The Treasury Department's full audit will be released later this week, but the controversy is already swirling. The investigation dates back to a 2010 decision by IRS investigators to, they say, look for shortcuts in how to review tax-exempt status applications.
Takeaway Washington Correspondent Todd Zwillich said the IRS was considering whether these political groups meet the qualifications for being tax-exempt as a "social-welfare" organization.
"Within the Tea Party movement and long before that across the political spectrum — tax auditors at the IRS are frustrated," Zwillich said. "This social exemption is being used an excuse, essentially, by political organizations to not have to pay taxes. They say they're educating the public."

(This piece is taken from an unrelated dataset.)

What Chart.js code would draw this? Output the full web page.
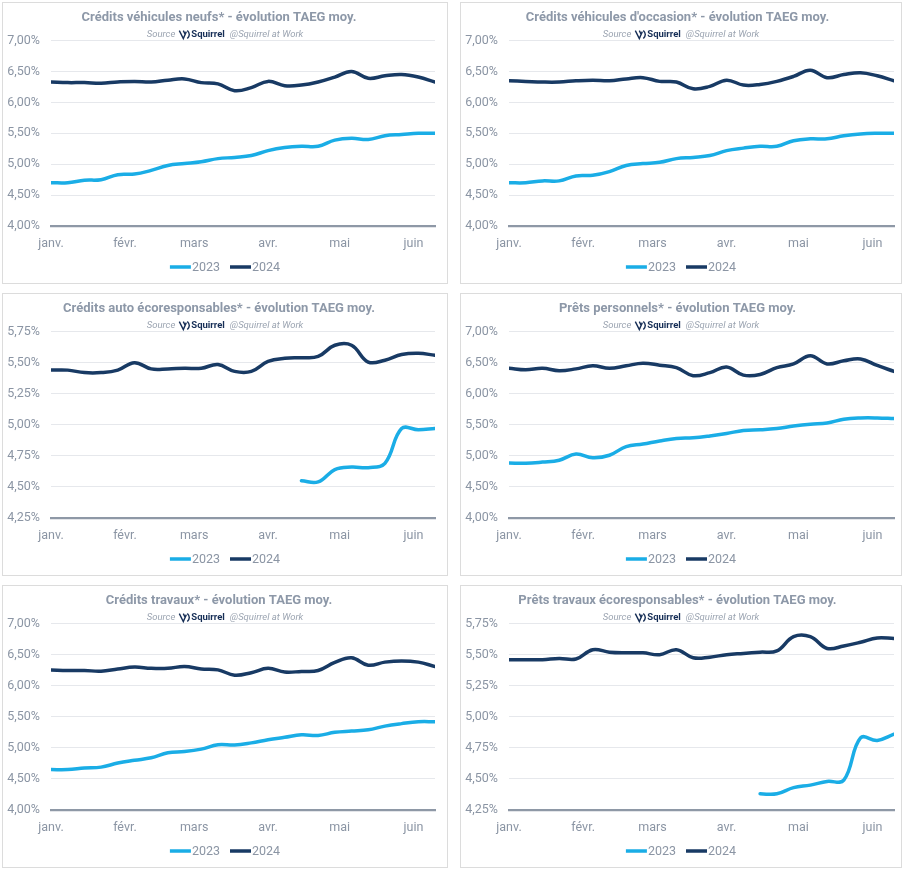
<!DOCTYPE html>
<html lang="fr">
<head>
<meta charset="utf-8">
<title>Évolution TAEG moyen</title>
<script src="https://cdn.jsdelivr.net/npm/chart.js@4.4.1/dist/chart.umd.min.js"></script>
<style>
  body { margin: 0; background: #fff; width: 908px; height: 870px; position: relative; overflow: hidden; }
  .panel { position: absolute; border: 1px solid #dcdcdc; box-sizing: border-box; background: #fff; }
  .panel canvas { display: block; }
</style>
</head>
<body>
<div class="panel" style="left:2px;top:2px;width:446px;height:282px"><canvas id="neufs"></canvas></div>
<div class="panel" style="left:460px;top:2px;width:442px;height:282px"><canvas id="occasion"></canvas></div>
<div class="panel" style="left:2px;top:293px;width:446px;height:283px"><canvas id="autoEco"></canvas></div>
<div class="panel" style="left:460px;top:293px;width:442px;height:283px"><canvas id="pretsPerso"></canvas></div>
<div class="panel" style="left:2px;top:585px;width:446px;height:283px"><canvas id="travaux"></canvas></div>
<div class="panel" style="left:460px;top:585px;width:442px;height:283px"><canvas id="travauxEco"></canvas></div>

<script>
// Semaines (jour depuis le 1er janvier) et repères de mois
const weekDays = [0, 7, 14, 21, 28, 35, 42, 49, 56, 63, 70, 77, 84, 91, 98, 105, 112, 119, 126, 133, 140, 147, 154, 161];
const monthDays = [0, 31, 60, 91, 121, 152];
const monthLabels = ['janv.', 'févr.', 'mars', 'avr.', 'mai', 'juin'];
const seriesNames = ['2023', '2024'];

// Graduations Y
const ticksLarge = [4.00, 4.50, 5.00, 5.50, 6.00, 6.50, 7.00];
const ticksEco = [4.25, 4.50, 4.75, 5.00, 5.25, 5.50, 5.75];

// TAEG moyen (%)
const neufs2023 = [4.70, 4.70, 4.74, 4.75, 4.83, 4.84, 4.90, 4.98, 5.01, 5.04, 5.09, 5.11, 5.14, 5.22, 5.27, 5.29, 5.29, 5.39, 5.42, 5.40, 5.46, 5.48, 5.50, 5.50];
const neufs2024 = [6.33, 6.32, 6.32, 6.31, 6.33, 6.34, 6.33, 6.36, 6.38, 6.32, 6.30, 6.19, 6.24, 6.34, 6.27, 6.28, 6.33, 6.41, 6.50, 6.39, 6.43, 6.45, 6.41, 6.33];

const occasion2023 = [4.70, 4.70, 4.73, 4.73, 4.81, 4.82, 4.88, 4.98, 5.01, 5.03, 5.09, 5.11, 5.14, 5.22, 5.26, 5.29, 5.29, 5.38, 5.41, 5.41, 5.46, 5.49, 5.50, 5.50];
const occasion2024 = [6.35, 6.34, 6.33, 6.33, 6.35, 6.36, 6.35, 6.38, 6.40, 6.34, 6.33, 6.22, 6.26, 6.36, 6.28, 6.29, 6.34, 6.42, 6.52, 6.40, 6.45, 6.48, 6.43, 6.35];

const autoEco2023 = [null, null, null, null, null, null, null, null, null, null, null, null, null, null, null, 4.55, 4.54, 4.64, 4.66, 4.655, 4.69, 4.97, 4.96, 4.97];
const autoEco2024 = [5.44, 5.44, 5.42, 5.42, 5.44, 5.50, 5.45, 5.45, 5.455, 5.455, 5.485, 5.43, 5.43, 5.51, 5.535, 5.54, 5.55, 5.64, 5.64, 5.505, 5.52, 5.565, 5.575, 5.56];

const pretsPerso2023 = [4.885, 4.88, 4.90, 4.93, 5.03, 4.97, 5.01, 5.15, 5.19, 5.24, 5.28, 5.29, 5.32, 5.36, 5.41, 5.42, 5.44, 5.48, 5.51, 5.53, 5.59, 5.61, 5.61, 5.60];
const pretsPerso2024 = [6.41, 6.385, 6.41, 6.37, 6.40, 6.45, 6.41, 6.45, 6.49, 6.46, 6.42, 6.29, 6.34, 6.43, 6.30, 6.31, 6.42, 6.48, 6.61, 6.48, 6.53, 6.56, 6.455, 6.36];

const travaux2023 = [4.65, 4.65, 4.675, 4.69, 4.755, 4.80, 4.84, 4.92, 4.94, 4.98, 5.05, 5.045, 5.08, 5.13, 5.17, 5.21, 5.20, 5.25, 5.27, 5.29, 5.35, 5.39, 5.42, 5.42];
const travaux2024 = [6.255, 6.245, 6.245, 6.235, 6.27, 6.30, 6.28, 6.28, 6.31, 6.27, 6.255, 6.17, 6.21, 6.28, 6.22, 6.23, 6.245, 6.375, 6.45, 6.33, 6.38, 6.40, 6.38, 6.31];

const travauxEco2023 = [null, null, null, null, null, null, null, null, null, null, null, null, null, null, null, 4.38, 4.38, 4.43, 4.45, 4.48, 4.49, 4.83, 4.81, 4.86];
const travauxEco2024 = [5.46, 5.46, 5.46, 5.47, 5.465, 5.54, 5.52, 5.515, 5.515, 5.50, 5.54, 5.475, 5.48, 5.50, 5.51, 5.52, 5.53, 5.645, 5.645, 5.55, 5.57, 5.60, 5.635, 5.63];

const lightBlue = '#1aade6';
const navy = '#183a64';
const grayText = '#8b95a4';
const FONT = 'Roboto, "Liberation Sans", sans-serif';

// Ligne "Source Squirrel @Squirrel at Work"
const sourceLine = {
  id: 'sourceLine',
  afterDraw(chart) {
    const ctx = chart.ctx;
    const y = chart.chartArea.top - 6;
    const parts = [
      { t: 'Source', f: 'italic 9.5px ' + FONT, c: '#9ba4b1', gap: 4 },
      { logo: true, w: 11, gap: 1 },
      { t: 'Squirrel', f: 'bold 9.5px ' + FONT, c: '#172f57', gap: 5 },
      { t: '@Squirrel at Work', f: 'italic 9.5px ' + FONT, c: '#9ba4b1', gap: 0 }
    ];
    ctx.save();
    let total = 0;
    parts.forEach(p => {
      if (!p.logo) { ctx.font = p.f; p.w = ctx.measureText(p.t).width; }
      total += p.w + p.gap;
    });
    let x = chart.width / 2 - total / 2;
    ctx.textBaseline = 'middle';
    parts.forEach(p => {
      if (p.logo) {
        ctx.strokeStyle = '#172f57';
        ctx.lineWidth = 1.4;
        ctx.beginPath();
        ctx.moveTo(x, y - 4); ctx.lineTo(x + 4, y + 4); ctx.lineTo(x + 7, y - 3);
        ctx.moveTo(x + 4, y - 4); ctx.lineTo(x + 6, y);
        ctx.moveTo(x + 8, y - 4); ctx.quadraticCurveTo(x + 12, y, x + 8, y + 4);
        ctx.stroke();
      } else {
        ctx.font = p.f;
        ctx.fillStyle = p.c;
        ctx.fillText(p.t, x, y);
      }
      x += p.w + p.gap;
    });
    ctx.restore();
  }
};

// Légende compacte façon Excel : trait puis libellé collé
const lineLegend = {
  id: 'lineLegend',
  afterDraw(chart) {
    const ctx = chart.ctx;
    const y = chart.height - 16;
    const font = '12.5px ' + FONT;
    ctx.save();
    ctx.font = font;
    const items = chart.data.datasets.map(ds => ({
      text: ds.label, color: ds.borderColor, w: 21 + 1 + ctx.measureText(ds.label).width
    }));
    const total = items.reduce((a, it) => a + it.w, 0) + 10 * (items.length - 1);
    let x = chart.width / 2 - total / 2;
    ctx.textBaseline = 'middle';
    items.forEach(it => {
      ctx.strokeStyle = it.color;
      ctx.lineWidth = 3.5;
      ctx.beginPath();
      ctx.moveTo(x, y); ctx.lineTo(x + 21, y);
      ctx.stroke();
      ctx.fillStyle = grayText;
      ctx.fillText(it.text, x + 22, y + 0.5);
      x += it.w + 10;
    });
    ctx.restore();
  }
};

function pct(v) {
  return v.toFixed(2).replace('.', ',') + '%';
}

function makeChart(id, title, yTicks, s2023, s2024, rightPad) {
  new Chart(document.getElementById(id), {
    type: 'line',
    data: {
      datasets: [
        {
          label: seriesNames[0],
          data: weekDays.map((d, i) => ({ x: d, y: s2023[i] })),
          borderColor: lightBlue,
          backgroundColor: lightBlue,
          borderWidth: 3.5,
          tension: 0.4,
          pointRadius: 0,
          borderCapStyle: 'round'
        },
        {
          label: seriesNames[1],
          data: weekDays.map((d, i) => ({ x: d, y: s2024[i] })),
          borderColor: navy,
          backgroundColor: navy,
          borderWidth: 3.5,
          tension: 0.4,
          pointRadius: 0,
          borderCapStyle: 'round'
        }
      ]
    },
    options: {
      responsive: true,
      maintainAspectRatio: false,
      animation: false,
      layout: { padding: { top: 7, left: 0, right: rightPad, bottom: 33 } },
      plugins: {
        title: {
          display: true,
          text: title,
          color: '#8d98a8',
          font: { family: FONT, size: 13, weight: 'bold' },
          padding: { top: 0, bottom: 15 }
        },
        legend: { display: false },
        tooltip: { enabled: false }
      },
      scales: {
        x: {
          type: 'linear',
          min: weekDays[0],
          max: weekDays[weekDays.length - 1],
          afterBuildTicks: s => { s.ticks = monthDays.map(v => ({ value: v })); },
          afterFit: s => { s.height = 24; },
          ticks: {
            color: grayText,
            font: { family: FONT, size: 12.5 },
            padding: 10,
            maxRotation: 0,
            autoSkip: false,
            callback: v => monthLabels[monthDays.indexOf(v)]
          },
          grid: { display: false, drawTicks: false },
          border: { display: true, color: '#8e98a6', width: 2.2 }
        },
        y: {
          min: yTicks[0],
          max: yTicks[yTicks.length - 1],
          afterBuildTicks: s => { s.ticks = yTicks.map(v => ({ value: v })); },
          afterFit: s => { s.width = 48; },
          ticks: {
            color: grayText,
            font: { family: FONT, size: 12.5 },
            padding: 11,
            callback: v => pct(v)
          },
          grid: { color: '#e6e8ec', drawTicks: false },
          border: { display: false }
        }
      }
    },
    plugins: [sourceLine, lineLegend]
  });
}

makeChart('neufs', 'Crédits véhicules neufs* - évolution TAEG moy.', ticksLarge, neufs2023, neufs2024, 12);
makeChart('occasion', "Crédits véhicules d'occasion* - évolution TAEG moy.", ticksLarge, occasion2023, occasion2024, 7);
makeChart('autoEco', 'Crédits auto écoresponsables* - évolution TAEG moy.', ticksEco, autoEco2023, autoEco2024, 12);
makeChart('pretsPerso', 'Prêts personnels* - évolution TAEG moy.', ticksLarge, pretsPerso2023, pretsPerso2024, 7);
makeChart('travaux', 'Crédits travaux* - évolution TAEG moy.', ticksLarge, travaux2023, travaux2024, 12);
makeChart('travauxEco', 'Prêts travaux écoresponsables* - évolution TAEG moy.', ticksEco, travauxEco2023, travauxEco2024, 7);
</script>
</body>
</html>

So the IRS says they were merely trying to sniff out applications from organizations that wouldn't be tax exempt. In practice, though, according to the Times and a Washington Post report, they were effectively searching for terms that almost exclusively encompassed the political philosophy of the Tea Party movement.
"And exacting additional tax scrutiny on the applications of those groups," Zwillich said.
So far, there's no indication this activity happened at the encouragement, or even with the knowledge, of the White House. In fact, when the director of the tax exempt office found out about the practice, the audit found, she told them to expand their searches to encompass a broader range of political philosophies.
"They did expand it, but then it appears they go to January 2012. They were still doing these searches for increased scrutiny and it still appears that the search terms, the criteria they were using, were mostly targeted at groups on the right," Zwillich said.